Rocha reforça a importância de se alimentar o conhecimento dos desafios que o país tem à frente, especialmente quanto à agenda relativa ao Sistema Único de Saúde (SUS), que ganhou relevância no enfrentamento do período mais crítico de contágio de Covid-19, assim como para a conquista de importantes índices de vacinação. “Estamos falando de um sistema de gere uma escala incrível. São 12 milhões de internação ao ano, que equivalem a duas Dinamarcas. Meio bilhão de consultas médicas, que é mais que os Estados Unidos inteiro”, ilustra. “Apesar de um gasto per capita baixo, é o SUS que tem que lidar com todo tipo de problema, de diabetes e hipertensão a violência, dengue infecciosa, acidente de trânsito, tudo em escala continental.” Para Rocha, é preciso conscientizar a sociedade que saúde custa, e tende a custar ainda mais, diante do envelhecimento da população. “Por outro lado, ainda há muita margem para ganhos de eficiência, com melhor coordenação do sistema, o que pode nos ajudar a ampliar a qualidade e cobertura do sistema”, diz.

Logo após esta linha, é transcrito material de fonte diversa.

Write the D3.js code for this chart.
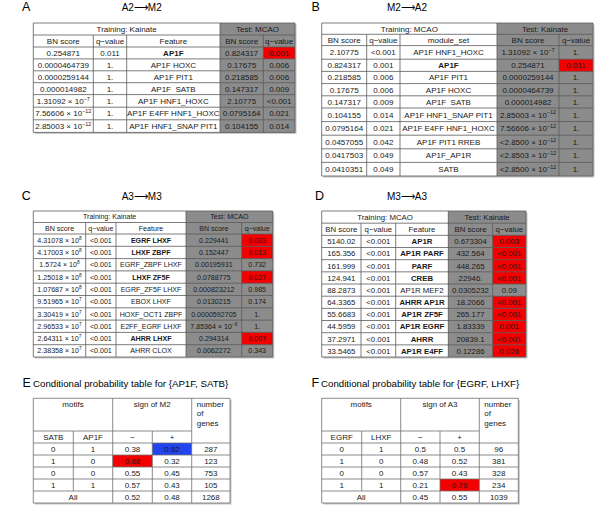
<!DOCTYPE html>
<html>
<head>
<meta charset="utf-8">
<script src="https://cdn.jsdelivr.net/npm/d3@7/dist/d3.min.js"></script>
<style>
body { margin: 0; background: #fff; }
svg { display: block; font-family: "Liberation Sans", Arial, Helvetica, sans-serif; }
</style>
</head>
<body>
<script>
// ---- A : A2 -> M2 (training Kainate, test MCAO)
var aTrainScore = ["0.254871", "0.0000464739", "0.0000259144", "0.000014982", "1.31092e-7", "7.56606e-12", "2.85003e-12"]
var aTrainQ = ["0.011", "1.", "1.", "1.", "1.", "1.", "1."]
var aFeature = ["AP1F", "AP1F HOXC", "AP1F PIT1", "AP1F  SATB", "AP1F HNF1_HOXC", "AP1F E4FF HNF1_HOXC", "AP1F HNF1_SNAP PIT1"]
var aTestScore = ["0.824317", "0.17675", "0.218585", "0.147317", "2.10775", "0.0795164", "0.104155"]
var aTestQ = ["0.001", "0.006", "0.006", "0.009", "<0.001", "0.021", "0.014"]
var aReplicated = [0]

// ---- B : M2 -> A2 (training MCAO, test Kainate)
var bTrainScore = ["2.10775", "0.824317", "0.218585", "0.17675", "0.147317", "0.104155", "0.0795164", "0.0457055", "0.0417503", "0.0410351"]
var bTrainQ = ["<0.001", "0.001", "0.006", "0.006", "0.009", "0.014", "0.021", "0.042", "0.049", "0.049"]
var bFeature = ["AP1F HNF1_HOXC", "AP1F", "AP1F PIT1", "AP1F HOXC", "AP1F  SATB", "AP1F HNF1_SNAP PIT1", "AP1F E4FF HNF1_HOXC", "AP1F PIT1 RREB", "AP1F_AP1R", "SATB"]
var bTestScore = ["1.31092e-7", "0.254871", "0.0000259144", "0.0000464739", "0.000014982", "2.85003e-12", "7.56606e-12", "<2.8500e-12", "<2.8503e-12", "<2.8500e-12"]
var bTestQ = ["1.", "0.011", "1.", "1.", "1.", "1.", "1.", "1.", "1.", "1."]
var bReplicated = [1]

// ---- C : A3 -> M3 (training Kainate, test MCAO)
var cTrainScore = ["4.31078e8", "4.17003e8", "1.5724e8", "1.25018e8", "1.07687e8", "9.51965e7", "3.30419e7", "2.96533e7", "2.64311e7", "2.38358e7"]
var cTrainQ = ["<0.001", "<0.001", "<0.001", "<0.001", "<0.001", "<0.001", "<0.001", "<0.001", "<0.001", "<0.001"]
var cFeature = ["EGRF LHXF", "LHXF ZBPF", "EGRF_ZBPF LHXF", "LHXF ZF5F", "EGRF_ZF5F LHXF", "EBOX LHXF", "HOXF_OCT1 ZBPF", "E2FF_EGRF LHXF", "AHRR LHXF", "AHRR CLOX"]
var cTestScore = ["0.229441", "0.152447", "0.00195931", "0.0788775", "0.000823212", "0.0130215", "0.0000592705", "7.85364e-6", "0.294314", "0.0062272"]
var cTestQ = ["0.003", "0.013", "0.732", "0.027", "0.985", "0.174", "1.", "1.", "0.007", "0.343"]
var cReplicated = [0, 1, 3, 8]

// ---- D : M3 -> A3 (training MCAO, test Kainate)
var dTrainScore = ["5140.02", "165.356", "161.999", "124.941", "88.2873", "64.3365", "55.6683", "44.5959", "37.2971", "33.5465"]
var dTrainQ = ["<0.001", "<0.001", "<0.001", "<0.001", "<0.001", "<0.001", "<0.001", "<0.001", "<0.001", "<0.001"]
var dFeature = ["AP1R", "AP1R PARF", "PARF", "CREB", "AP1R MEF2", "AHRR AP1R", "AP1R ZF5F", "AP1R EGRF", "AHRR", "AP1R E4FF"]
var dTestScore = ["0.673304", "432.564", "448.265", "22946.", "0.0305232", "18.2066", "265.177", "1.83339", "20839.1", "0.12286"]
var dTestQ = ["0.003", "<0.001", "<0.001", "<0.001", "0.09", "<0.001", "<0.001", "0.001", "<0.001", "0.026"]
var dReplicated = [0, 1, 2, 3, 5, 6, 7, 8, 9]

// ---- E : conditional probability table {AP1F, SATB}
var eMotifs = ["SATB", "AP1F"]
var eMotifA = ["0", "1", "0", "1"]
var eMotifB = ["1", "0", "0", "1"]
var eNeg = ["0.38", "0.68", "0.55", "0.57"]
var ePos = ["0.62", "0.32", "0.45", "0.43"]
var eGenes = ["287", "123", "753", "105"]
var eAll = ["0.52", "0.48", "1268"]
var eFlags = [{row: 0, sign: "+"}, {row: 1, sign: "-"}]

// ---- F : conditional probability table {EGRF, LHXF}
var fMotifs = ["EGRF", "LHXF"]
var fMotifA = ["0", "1", "0", "1"]
var fMotifB = ["1", "0", "0", "1"]
var fNeg = ["0.5", "0.48", "0.57", "0.21"]
var fPos = ["0.5", "0.52", "0.43", "0.79"]
var fGenes = ["96", "381", "328", "234"]
var fAll = ["0.45", "0.55", "1039"]
var fFlags = [{row: 3, sign: "+"}]

var GRAY = "#8c8c8c", RED = "#f40000", BLUE = "#2244ee", LINE = "#5a5a5a"

var svg = d3.select("body").append("svg")
    .attr("width", 600)
    .attr("height", 532)

var expRe = /^(<?)([\d.]+)e([+-]?\d+)$/

function isExp(s) { return expRe.test(s) }

// writes a value into a text node, turning 1.2e-7 into 1.2 x 10^-7
function writeValue(t, s, fs) {
    var m = s.match(expRe)
    if (!m) { t.text(s); return }
    t.append("tspan").text(m[1] + m[2] + " \u00d7 10")
    t.append("tspan")
        .attr("font-size", fs * 0.68)
        .attr("dy", -fs * 0.41)
        .text(m[3].replace("-", "\u2212"))
}

function label(letter, lx, title, tx, anchor, base, fs) {
    svg.append("text")
        .attr("x", lx).attr("y", base)
        .attr("font-size", 12.5)
        .text(letter)
    svg.append("text")
        .attr("x", tx).attr("y", base)
        .attr("font-size", fs)
        .attr("text-anchor", anchor)
        .text(title)
}

function resultTable(spec) {
    var g = svg.append("g")
    var fs = spec.fontSize
    var n = spec.cols[0].length
    var heights = [spec.headerH, spec.headerH].concat(d3.range(n).map(function(i) {
        return spec.cols.some(function(c) { return isExp(c[i]) }) ? spec.expRowH : spec.rowH
    }))
    var ys = [spec.top]
    heights.forEach(function(h) { ys.push(ys[ys.length - 1] + h) })
    var x = d3.scaleLinear().domain(d3.range(spec.edges.length)).range(spec.edges)
    var y = d3.scaleLinear().domain(d3.range(ys.length)).range(ys)
    var last = ys.length - 1

    // shadow, white and grey blocks
    g.append("rect")
        .attr("x", x(0) + 1.5).attr("y", y(0) + 1.5)
        .attr("width", x(5) - x(0)).attr("height", y(last) - y(0))
        .attr("fill", "#c4c4c4")
    g.append("rect")
        .attr("x", x(0)).attr("y", y(0))
        .attr("width", x(3) - x(0)).attr("height", y(last) - y(0))
        .attr("fill", "#fff")
    g.append("rect")
        .attr("x", x(3)).attr("y", y(0))
        .attr("width", x(5) - x(3)).attr("height", y(last) - y(0))
        .attr("fill", GRAY)

    g.selectAll(".hit")
        .data(spec.replicated)
        .enter()
        .append("rect")
        .attr("x", x(4)).attr("y", function(i) { return y(i + 2) })
        .attr("width", x(5) - x(4))
        .attr("height", function(i) { return y(i + 3) - y(i + 2) })
        .attr("fill", RED)

    // grid
    g.selectAll(".hl")
        .data(d3.range(ys.length))
        .enter()
        .append("line")
        .attr("x1", x(0)).attr("x2", x(5))
        .attr("y1", function(r) { return y(r) }).attr("y2", function(r) { return y(r) })
        .attr("stroke", LINE).attr("stroke-width", 0.8)
    g.selectAll(".vl")
        .data([0, 1, 2, 3, 4, 5])
        .enter()
        .append("line")
        .attr("x1", function(c) { return x(c) }).attr("x2", function(c) { return x(c) })
        .attr("y1", function(c) { return (c == 0 || c == 3 || c == 5) ? y(0) : y(1) })
        .attr("y2", y(last))
        .attr("stroke", LINE).attr("stroke-width", 0.8)

    function put(cx, r, s, bold) {
        var t = g.append("text")
            .attr("x", cx)
            .attr("y", (y(r) + y(r + 1)) / 2 + fs * 0.36)
            .attr("font-size", fs)
            .attr("text-anchor", "middle")
            .attr("fill", "#1a1a1a")
            .attr("font-weight", bold ? "bold" : null)
            .attr("xml:space", "preserve")
        writeValue(t, s, fs)
    }

    put((x(0) + x(3)) / 2, 0, spec.trainLabel)
    put((x(3) + x(5)) / 2, 0, spec.testLabel)
    spec.colNames.forEach(function(name, c) { put((x(c) + x(c + 1)) / 2, 1, name) })
    spec.cols.forEach(function(col, c) {
        col.forEach(function(v, i) {
            put((x(c) + x(c + 1)) / 2, i + 2, v, c == 2 && spec.replicated.indexOf(i) >= 0)
        })
    })
}

function condTable(spec) {
    var g = svg.append("g")
    var ys = [spec.top, spec.top + spec.h1]
    d3.range(6).forEach(function() { ys.push(ys[ys.length - 1] + spec.rowH) })
    var x = d3.scaleLinear().domain(d3.range(spec.edges.length)).range(spec.edges)
    var y = d3.scaleLinear().domain(d3.range(ys.length)).range(ys)
    var last = ys.length - 1
    var signCol = {"-": 2, "+": 3}

    g.append("rect")
        .attr("x", x(0) + 1.5).attr("y", y(0) + 1.5)
        .attr("width", x(5) - x(0)).attr("height", y(last) - y(0))
        .attr("fill", "#c4c4c4")
    g.append("rect")
        .attr("x", x(0)).attr("y", y(0))
        .attr("width", x(5) - x(0)).attr("height", y(last) - y(0))
        .attr("fill", "#fff")

    g.selectAll(".flag")
        .data(spec.flags)
        .enter()
        .append("rect")
        .attr("x", function(f) { return x(signCol[f.sign]) })
        .attr("y", function(f) { return y(f.row + 2) })
        .attr("width", function(f) { return x(signCol[f.sign] + 1) - x(signCol[f.sign]) })
        .attr("height", spec.rowH)
        .attr("fill", function(f) { return f.sign == "+" && spec.flags.length > 1 ? BLUE : RED })

    var hl = [[0, 0, 5], [1, 0, 4]].concat(d3.range(2, last + 1).map(function(r) { return [r, 0, 5] }))
    g.selectAll(".hl")
        .data(hl)
        .enter()
        .append("line")
        .attr("x1", function(d) { return x(d[1]) }).attr("x2", function(d) { return x(d[2]) })
        .attr("y1", function(d) { return y(d[0]) }).attr("y2", function(d) { return y(d[0]) })
        .attr("stroke", "#6e6e6e").attr("stroke-width", 0.8)
    var vl = [[0, 0, last], [2, 0, last], [4, 0, last], [5, 0, last], [1, 1, last - 1], [3, 1, last]]
    g.selectAll(".vl")
        .data(vl)
        .enter()
        .append("line")
        .attr("x1", function(d) { return x(d[0]) }).attr("x2", function(d) { return x(d[0]) })
        .attr("y1", function(d) { return y(d[1]) }).attr("y2", function(d) { return y(d[2]) })
        .attr("stroke", "#6e6e6e").attr("stroke-width", 0.8)

    function put(cx, cy, s, anchor) {
        g.append("text")
            .attr("x", cx).attr("y", cy)
            .attr("font-size", 8)
            .attr("text-anchor", anchor || "middle")
            .attr("fill", "#1a1a1a")
            .text(s)
    }
    function mid(c) { return (x(c) + x(c + 1)) / 2 }
    function rowY(r) { return (y(r) + y(r + 1)) / 2 + 2.9 }

    put((x(0) + x(2)) / 2, y(0) + 8.5, "motifs")
    put((x(2) + x(4)) / 2, y(0) + 8.5, spec.signLabel)
    ;["number", "of", "genes"].forEach(function(w, k) {
        put(x(4) + 5, y(0) + 8.5 + k * 9.5, w, "start")
    })
    put(mid(0), rowY(1), spec.motifs[0])
    put(mid(1), rowY(1), spec.motifs[1])
    put(mid(2), rowY(1), "\u2212")
    put(mid(3), rowY(1), "+")
    var cols = [spec.a, spec.b, spec.neg, spec.pos, spec.genes]
    cols.forEach(function(col, c) {
        col.forEach(function(v, i) { put(mid(c), rowY(i + 2), v) })
    })
    put((x(0) + x(2)) / 2, rowY(last - 1), "All")
    spec.all.forEach(function(v, k) { put(mid(k + 2), rowY(last - 1), v) })
}

label("A", 22, "A2\u27f6M2", 141.7, "middle", 10.7, 10)
label("B", 311.5, "M2\u27f6A2", 407, "middle", 10.7, 10)
label("C", 21.7, "A3\u27f6M3", 141.7, "middle", 200, 10)
label("D", 315, "M3\u27f6A3", 407, "middle", 200, 10)
label("E", 22.5, "Conditional probability table for {AP1F, SATB}", 33, "start", 387.3, 9.7)
label("F", 311.5, "Conditional probability table for {EGRF, LHXF}", 321, "start", 387.3, 9.7)

var scoreHeads = ["BN score", "q\u2212value", "Feature", "BN score", "q\u2212value"]

resultTable({
    edges: [33.3, 93.3, 126.7, 220, 263.3, 295], top: 23, fontSize: 8,
    headerH: 12, rowH: 11.9, expRowH: 12.6,
    trainLabel: "Training: Kainate", testLabel: "Test: MCAO", colNames: scoreHeads,
    cols: [aTrainScore, aTrainQ, aFeature, aTestScore, aTestQ], replicated: aReplicated
})
resultTable({
    edges: [321.7, 366.7, 400, 497, 559, 593], top: 23, fontSize: 8,
    headerH: 11.3, rowH: 12.2, expRowH: 13.6,
    trainLabel: "Training: MCAO", testLabel: "Test: Kainate",
    colNames: ["BN score", "q\u2212value", "module_set", "BN score", "q\u2212value"],
    cols: [bTrainScore, bTrainQ, bFeature, bTestScore, bTestQ], replicated: bReplicated
})
resultTable({
    edges: [33.3, 85.7, 116, 186, 241.7, 272.7], top: 211, fontSize: 7.1,
    headerH: 11.5, rowH: 12.3, expRowH: 12.3,
    trainLabel: "Training: Kainate", testLabel: "Test: MCAO", colNames: scoreHeads,
    cols: [cTrainScore, cTrainQ, cFeature, cTestScore, cTestQ], replicated: cReplicated
})
resultTable({
    edges: [321.7, 361, 395.7, 448.3, 492.7, 526], top: 211, fontSize: 7.8,
    headerH: 12.17, rowH: 12.17, expRowH: 12.17,
    trainLabel: "Training: MCAO", testLabel: "Test: Kainate", colNames: scoreHeads,
    cols: [dTrainScore, dTrainQ, dFeature, dTestScore, dTestQ], replicated: dReplicated
})

condTable({
    edges: [33.3, 73.3, 112.7, 152.3, 191.7, 230], top: 398.3, h1: 32.7, rowH: 12,
    motifs: eMotifs, signLabel: "sign of M2",
    a: eMotifA, b: eMotifB, neg: eNeg, pos: ePos, genes: eGenes, all: eAll, flags: eFlags
})
condTable({
    edges: [321.7, 361.7, 400.7, 440, 479.3, 518.3], top: 398.3, h1: 32.7, rowH: 12,
    motifs: fMotifs, signLabel: "sign of A3",
    a: fMotifA, b: fMotifB, neg: fNeg, pos: fPos, genes: fGenes, all: fAll, flags: fFlags
})
</script>
</body>
</html>
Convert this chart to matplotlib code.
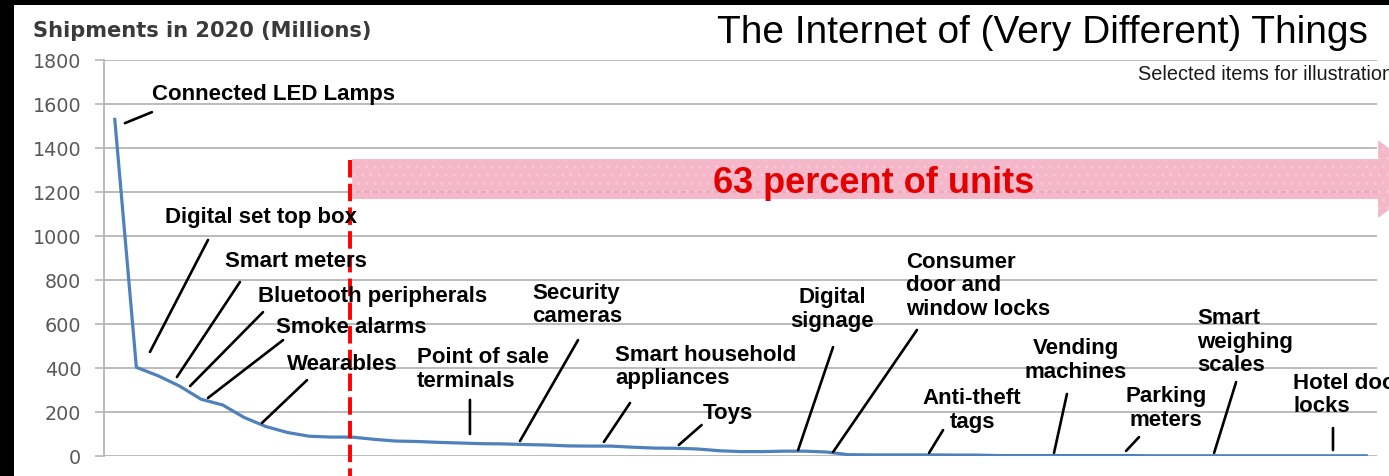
import matplotlib
matplotlib.use("Agg")
import matplotlib.pyplot as plt
from matplotlib.patches import Polygon, Rectangle

# ---------------- data ----------------
shipments = [1530, 403, 365, 318, 258, 232, 175, 134, 107, 90,
             86, 86, 76, 68, 66, 62, 59, 56, 55, 52,
             50, 46, 45, 45, 40, 36, 35, 32, 24, 20,
             20, 22, 22, 18, 6, 5, 5, 5, 5, 4,
             4, 2, 2, 2, 2, 2, 2, 2, 1, 1,
             1, 1, 1, 1, 1, 1, 1, 1, 1]
item_index = list(range(len(shipments)))
y_ticks = [0, 200, 400, 600, 800, 1000, 1200, 1400, 1600, 1800]
y_tick_labels = ["0", "200", "400", "600", "800", "1000", "1200", "1400", "1600", "1800"]

labels = ["Connected LED Lamps", "Digital set top box", "Smart meters",
          "Bluetooth peripherals", "Smoke alarms", "Wearables",
          "Point of sale\nterminals", "Security\ncameras",
          "Smart household\nappliances", "Toys", "Digital\nsignage",
          "Consumer\ndoor and\nwindow locks", "Anti-theft\ntags",
          "Vending\nmachines", "Parking\nmeters", "Smart\nweighing\nscales",
          "Hotel door\nlocks"]

threshold_pos = 10.9          # start of the "63 percent of units" range
share_text = "63 percent of units"

# --------------- layout of annotations (text pos, align, leader line) ---------------
ann_layout = [
    ((1.72, 1641), "left",   (0.47, 1513), (1.72, 1563)),
    ((2.33, 1082), "left",   (1.63, 473),  (4.32, 982)),
    ((5.11, 882),  "left",   (2.88, 359),  (5.80, 791)),
    ((6.64, 727),  "left",   (3.49, 318),  (6.87, 654)),
    ((7.47, 586),  "left",   (4.32, 264),  (7.80, 527)),
    ((7.98, 418),  "left",   (6.82, 150),  (8.91, 345)),
    ((14.0, 393),  "left",   (16.46, 100), (16.46, 255)),
    ((19.34, 686), "left",   (18.78, 68),  (21.47, 527)),
    ((23.18, 405), "left",   (22.67, 64),  (23.88, 241)),
    ((27.25, 195), "left",   (26.14, 50),  (27.20, 141)),
    ((33.24, 666), "center", (31.67, 27),  (33.29, 495)),
    ((36.67, 773), "left",   (33.29, 18),  (37.18, 573)),
    ((39.73, 207), "center", (37.74, 14),  (38.39, 118)),
    ((44.55, 434), "center", (43.53, 14),  (44.13, 282)),
    ((48.72, 216), "center", (46.87, 23),  (47.47, 86)),
    ((50.16, 518), "left",   (50.95, 14),  (51.97, 336)),
    ((54.61, 277), "left",   (56.46, 27),  (56.46, 127)),
]

W, H = 1389, 476
fig = plt.figure(figsize=(W / 100, H / 100), dpi=100)
fig.patch.set_facecolor("white")
ax = fig.add_axes([104 / W, 1 - 456 / H, (1377 - 104) / W, (456 - 60) / H])
ax.set_facecolor("none")

grid_c = "#b5b5b5"
ax.set_xlim(-0.5, len(shipments) - 0.5)
ax.set_ylim(0, 1800)
ax.set_yticks(y_ticks)
ax.set_yticklabels(y_tick_labels, fontsize=13.8, color="#595959", family="DejaVu Sans")
ax.set_xticks([])
ax.tick_params(axis="y", length=6.5, width=1.2, color=grid_c, pad=10)
ax.yaxis.grid(True, color=grid_c, lw=1.3, zorder=0)
ax.set_axisbelow(True)
for s in ["top", "right", "bottom"]:
    ax.spines[s].set_visible(False)
ax.spines["left"].set_color(grid_c)
ax.spines["left"].set_linewidth(1.3)

# pink arrow ("63 percent of units")
x0, x1, xt = threshold_pos + 0.1, 58.55, 60.96
yb0, yb1, yh0, yh1 = 1168, 1350, 1082, 1436
ym = (yb0 + yb1) / 2
arrow = Polygon([(x0, yb0), (x1, yb0), (x1, yh0), (xt, ym), (x1, yh1), (x1, yb1), (x0, yb1)],
                closed=True, facecolor="#f2a6bd", edgecolor="#f8cad8", lw=0,
                hatch="..", alpha=0.8, zorder=2, clip_on=False)
ax.add_patch(arrow)
ax.text(35.16, ym - 22, share_text, color="#e30000", fontsize=26,
        fontweight="bold", family="Liberation Sans", ha="center", va="center", zorder=4)

# data line
ax.plot(item_index, shipments, color="#4f81bd", lw=2.3, zorder=3, solid_joinstyle="round")

# red dashed threshold
ax.plot([threshold_pos, threshold_pos], [1345, -200], color="#ff0000", lw=2.8,
        dashes=(4.5, 1.6), zorder=5, clip_on=False)

# annotations
for lab, (tpos, ha, p0, p1) in zip(labels, ann_layout):
    ax.text(tpos[0], tpos[1], lab, fontsize=16, fontweight="bold", family="Liberation Sans",
            ha=ha, va="center", linespacing=1.15, color="black", zorder=6, clip_on=False)
    ax.annotate("", xy=p0, xytext=p1,
                arrowprops=dict(arrowstyle="-", lw=1.9, color="black", shrinkA=0, shrinkB=0),
                zorder=6)

# titles
fig.text(1042 / W, 1 - 33 / H, "The Internet of (Very Different) Things", fontsize=28,
         family="Liberation Sans", ha="center", va="center", color="black")
fig.text(1138 / W, 1 - 74 / H, "Selected items for illustration", fontsize=14.3,
         family="Liberation Sans", ha="left", va="center", color="#1a1a1a")
fig.text(33 / W, 1 - 31 / H, "Shipments in 2020 (Millions)", fontsize=15.1,
         family="DejaVu Sans", fontweight="bold", ha="left", va="center", color="#3a3a3a")

# black frame edges of the screenshot
fig.patches.append(Rectangle((0, 0), 14 / W, 1, transform=fig.transFigure,
                             facecolor="black", edgecolor="none", zorder=10))
fig.patches.append(Rectangle((0, 1 - 5 / H), 1, 5 / H, transform=fig.transFigure,
                             facecolor="black", edgecolor="none", zorder=10))

fig.savefig("out.png", dpi=100)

“A pandemia nos trouxe uma série de reflexões importantes, que não podemos desperdiçar”, destaca Mônica Viegas (Cedeplar/UFMG), coautora do capítulo do livro que trata de saúde suplementar e regulação. “Trata-se do segundo maior mercado de planos de saúde do mundo, colocando o Brasil como referência também do ponto de vista do setor privado”, ilustra. Mônica destaca o fato de que, diferentemente de sistemas como o dos Estados Unidos, no qual os planos de saúde trabalham com pouca intervenção, o Brasil se diferencia por ter um modelo regulatório menos independente. “Temos um modelo interessante de regulação tanto tipo de contrato quanto do rol de benefícios, o que reduz um pouco a capacidade da operadora de fazer seleção de riscos, oferecendo uma certa proteção ao consumidor”, descreve. “A agência não regula preço de entrada, mas regula reajuste de preços em planos individuais, com base na sustentabilidade financeira. Já nos planos coletivos, espera-se que a barganha entre empregador-operadora ajuste o mercado.”  Regulação de fiscalização de cumprimento de contrato, monitoramento de indicadores e portabilidade são outros elementos que Mônica cita como de destaque no caso brasileiro. “Isso é importante porque o Brasil o setor privado traz o desafio de concorrer com o sistema público - do ponto de vista de profissionais, da incorporação de tecnologias, da rede de serviços. Não é trivial ter um sistema misto que opera com dois subsistemas fortes, vamos dizer assim”, afirma, lembrando que, diferentemente de outros países e que o sistema privado é restrito a grupos de renda muito elevados, no Brasil ele atende a cerca de 25% da população.

“Aqui, nosso desafio é aprimorar a relação entre saúde pública e privada”, afirma, lembrando que o compartilhamento de redes e tratamentos se dá de maneira diferente, dependendo da região do país. Para ela, o ponto-chave para conciliar ambos os sistemas de forma virtuosa está em mitigar a criação de mecanismos paralelos, visando à integração de sistemas de informação que aprimorem a coordenação e a eficácia em ambos os serviços. “Não é algo trivial, que se resolve com uma lei.  Mas é fundamental para o aprimoramento do sistema de saúde como um todo”, diz. Nesse ponto, Mônica também destaca  a necessidade de o SUS se adaptar às novas ferramentas para aproximação entre médico e paciente, visando fortalecer especialmente a atenção primária. “O SUS tem que estar perto das pessoas para conseguir levar mais atenção. Tal com foi o Conecte SUS para o comprovante de vacina, temos que fazer valer para facilitar o agendamento de um serviço, o contato com um médico”, diz, ressaltando a capacidade comprovada e a oportunidade criada para “uma reviravolta no sistema nacional de saúde”, diz. “Há muito a ser feito, mas acho que já avançamos no sentido de tornar o SUS uma realidade inexorável, algo que definitivamente não tem mais volta”, afirma. E que o livro pode colaborar para entendê-la – e defendê-la – melhor.

 


As opiniões expressas neste artigo são de responsabilidade exclusiva do autor, não refletindo necessariamente a opinião institucional da FGV.